Since AI agents dramatically lower the cost of building solutions, the premium on getting it perfect the first time diminishes. The new competitive advantage lies in quickly launching and iterating on multiple solutions based on real-world outcomes, rather than engaging in exhaustive upfront planning.

Companies can't become "AI First" by waiting for the technology to settle. Reid Hoffman states the journey requires a constant, dynamic process of weekly experimentation. Organizations must adopt now, learn from what works and what doesn't, and accept that some mistakes are inevitable.

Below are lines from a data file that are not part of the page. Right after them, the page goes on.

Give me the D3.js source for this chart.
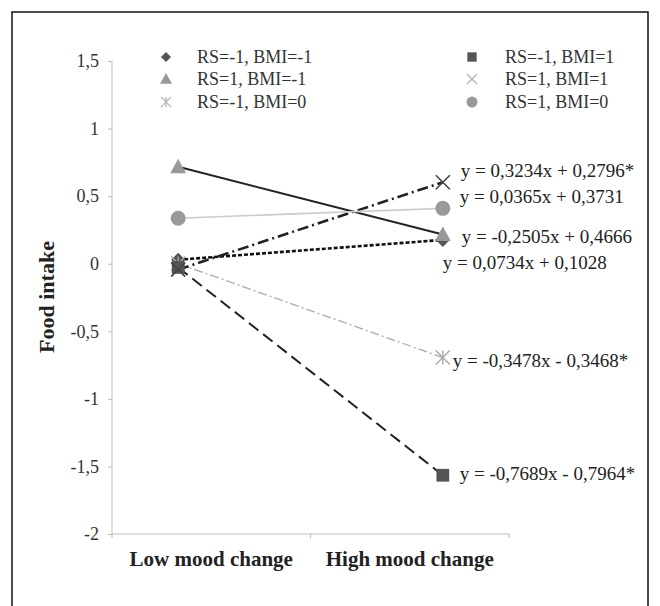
<!DOCTYPE html>
<html>
<head>
<meta charset="UTF-8">
<title>Food intake</title>
<script src="https://d3js.org/d3.v7.min.js"></script>
<style>
  body { margin: 0; background: #fff; }
</style>
</head>
<body>
<div id="chart"></div>
<script>
// data: x coded -1 (low mood change) and 1 (high mood change)
var categories = ["Low mood change", "High mood change"];
var xCodes = [-1, 1];
var seriesNames = ["RS=-1, BMI=-1", "RS=1, BMI=-1", "RS=-1, BMI=0", "RS=-1, BMI=1", "RS=1, BMI=1", "RS=1, BMI=0"];
var lowValues  = [0.0294, 0.7171, 0.0010, -0.0275, -0.0438, 0.3366];
var highValues = [0.1762, 0.2161, -0.6946, -1.5653, 0.6030, 0.4096];
var equations = [
  "y = 0,0734x + 0,1028",
  "y = -0,2505x + 0,4666",
  "y = -0,3478x - 0,3468*",
  "y = -0,7689x - 0,7964*",
  "y = 0,3234x + 0,2796*",
  "y = 0,0365x + 0,3731"
];
var yTicks = [-2, -1.5, -1, -0.5, 0, 0.5, 1, 1.5];

// styles per series (same order)
var styles = [
  {shape: "diamond",  color: "#555", line: "#111", width: 2.6, dash: "4,2"},
  {shape: "triangle", color: "#999", line: "#222", width: 2,   dash: null},
  {shape: "asterisk", color: "#aaa", line: "#aaa", width: 1.3, dash: "9,3,2,3"},
  {shape: "square",   color: "#555", line: "#222", width: 2,   dash: "12,6"},
  {shape: "cross",    color: "#444", line: "#222", width: 2.6, dash: "11,4,2,4"},
  {shape: "circle",   color: "#999", line: "#ccc", width: 1.6, dash: null}
];
var legendColor = ["#555", "#999", "#bbb", "#555", "#bbb", "#999"];
// equation label offsets from the high point
var eqOffset = [[0, 29], [19, 8], [10, 9], [17, 4.5], [18, -5.5], [17, -5.5]];

var FONT = "'Liberation Serif', 'Times New Roman', serif";
var W = 660, H = 606;
var svg = d3.select("#chart").append("svg").attr("width", W).attr("height", H)
  .style("font-family", FONT);

// outer frame
svg.append("rect").attr("x", 12).attr("y", 12).attr("width", 636).attr("height", 620)
  .attr("fill", "none").attr("stroke", "#111").attr("stroke-width", 1.5);

var x0 = 112, x1 = 509, yTop = 61, yBot = 534;
var y = d3.scaleLinear().domain([-2, 1.5]).range([yBot, yTop]);
var x = d3.scaleLinear().domain([-1.5, 1.5]).range([x0, x1]);
var xb = d3.scaleBand().domain(categories).range([x0, x1]);

function fmt(v) { return String(v).replace(".", ","); }

// y axis
var yAxis = svg.append("g").attr("transform", "translate(" + x0 + ",0)")
  .call(d3.axisLeft(y).tickValues(yTicks).tickFormat(fmt).tickSize(4).tickPadding(9));
yAxis.attr("font-family", null);
yAxis.select(".domain").attr("stroke", "#bbb").attr("d", "M0," + yTop + "V" + yBot);
yAxis.selectAll(".tick line").attr("stroke", "#bbb");
yAxis.selectAll(".tick text").style("font-family", FONT).style("font-size", "18px").attr("fill", "#333");

// x axis
var xAxis = svg.append("g").attr("transform", "translate(0," + yBot + ")")
  .call(d3.axisBottom(xb).tickSize(0).tickPadding(17));
xAxis.attr("font-family", null);
xAxis.select(".domain").attr("stroke", "#bbb").attr("d", "M" + x0 + ",0H" + x1);
xAxis.selectAll(".tick text").style("font-family", FONT).style("font-size", "21px").style("font-weight", "bold").attr("fill", "#222");
[x0, (x0 + x1) / 2, x1].forEach(function(t) {
  xAxis.append("line").attr("x1", t).attr("x2", t).attr("y1", 0).attr("y2", 4).attr("stroke", "#bbb");
});

// y title
svg.append("text").attr("transform", "translate(54,297) rotate(-90)")
  .attr("text-anchor", "middle").style("font-family", FONT).style("font-size", "22px").style("font-weight", "bold")
  .attr("fill", "#222").text("Food intake");

function marker(g, shape, color, s) {
  if (shape == "diamond") {
    g.append("path").attr("d", "M0," + (-s) + "L" + s + ",0L0," + s + "L" + (-s) + ",0Z").attr("fill", color);
  } else if (shape == "triangle") {
    g.append("path").attr("d", "M0," + (-s) + "L" + s + "," + (s * 0.8) + "L" + (-s) + "," + (s * 0.8) + "Z").attr("fill", color);
  } else if (shape == "square") {
    g.append("rect").attr("x", -s * 0.85).attr("y", -s * 0.85).attr("width", s * 1.7).attr("height", s * 1.7).attr("fill", color);
  } else if (shape == "circle") {
    g.append("circle").attr("r", s).attr("fill", color);
  } else if (shape == "cross") {
    g.append("path").attr("d", "M" + (-s) + "," + (-s) + "L" + s + "," + s + "M" + (-s) + "," + s + "L" + s + "," + (-s))
      .attr("stroke", color).attr("stroke-width", 1.6).attr("fill", "none");
  } else if (shape == "asterisk") {
    g.append("path").attr("d", "M" + (-s) + "," + (-s) + "L" + s + "," + s + "M" + (-s) + "," + s + "L" + s + "," + (-s) + "M0," + (-s) + "V" + s)
      .attr("stroke", color).attr("stroke-width", 1.4).attr("fill", "none");
  }
}

// lines
var lineGen = d3.line().x(function(d) { return x(d[0]); }).y(function(d) { return y(d[1]); });
seriesNames.forEach(function(name, i) {
  var pts = [[xCodes[0], lowValues[i]], [xCodes[1], highValues[i]]];
  svg.append("path").datum(pts).attr("d", lineGen)
    .attr("fill", "none").attr("stroke", styles[i].line).attr("stroke-width", styles[i].width)
    .attr("stroke-dasharray", styles[i].dash);
});

// markers
var markerSize = {diamond: 7, triangle: 8, asterisk: 7, square: 7.5, cross: 7, circle: 7.5};
seriesNames.forEach(function(name, i) {
  [[xCodes[0], lowValues[i]], [xCodes[1], highValues[i]]].forEach(function(p) {
    var g = svg.append("g").attr("transform", "translate(" + x(p[0]) + "," + y(p[1]) + ")");
    marker(g, styles[i].shape, styles[i].color, markerSize[styles[i].shape]);
  });
});

// equation labels
equations.forEach(function(eq, i) {
  svg.append("text").attr("x", x(xCodes[1]) + eqOffset[i][0]).attr("y", y(highValues[i]) + eqOffset[i][1])
    .style("font-family", FONT).style("font-size", "19px").attr("fill", "#222").text(eq);
});

// legend
var legendX = [[166, 197], [472, 505]];
var legendY = [57, 79, 102];
var legendSize = {diamond: 5, triangle: 6, asterisk: 5, square: 5.5, cross: 5, circle: 5.5};
seriesNames.forEach(function(name, i) {
  var col = Math.floor(i / 3), row = i % 3;
  var g = svg.append("g").attr("transform", "translate(" + legendX[col][0] + "," + legendY[row] + ")");
  marker(g, styles[i].shape, legendColor[i], legendSize[styles[i].shape]);
  svg.append("text").attr("x", legendX[col][1]).attr("y", legendY[row] + 6)
    .style("font-family", FONT).style("font-size", "18px").attr("fill", "#333").text(name);
});
</script>
</body>
</html>
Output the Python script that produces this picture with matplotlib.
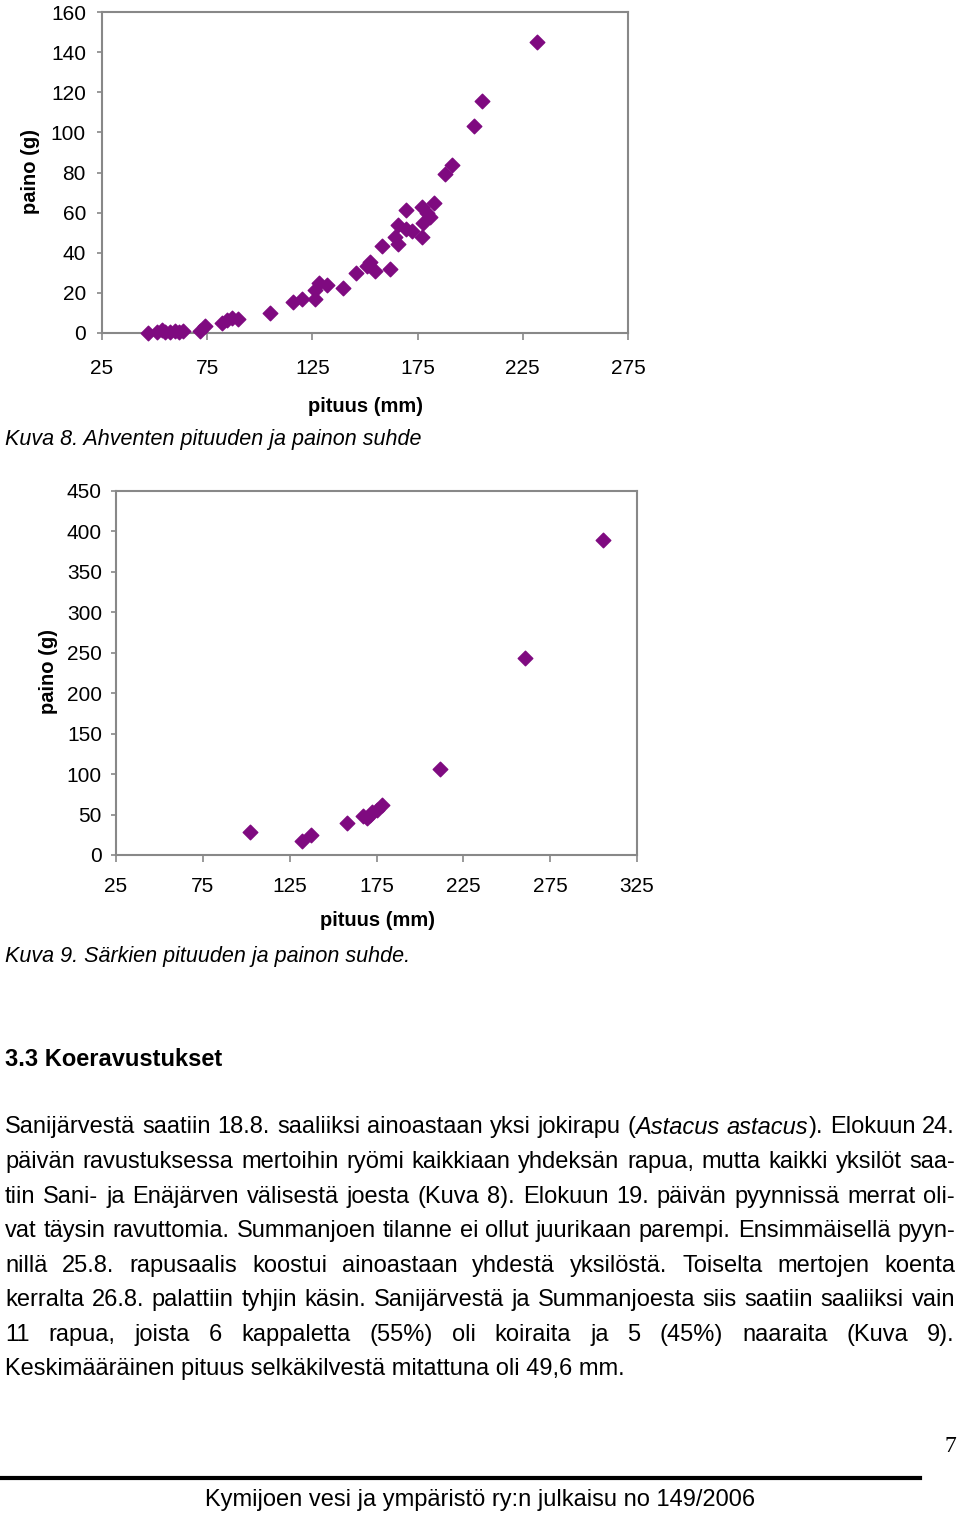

For teams in hyper-competitive spaces like AI, speed is not a goal but a necessity. The team's mindset is that there is no alternative to shipping fast; it's the only way to operate, learn, and stay relevant. This isn't a choice, but a requirement for survival.

In 2013, Google rolled out its significant 'Hummingbird' search algorithm update a full month before announcing it. No users complained because the experience simply improved. This 'ship then tell' strategy is a powerful playbook for consumer-facing AI products, proving an update's value through tangible benefits before users can form negative opinions based on an announcement.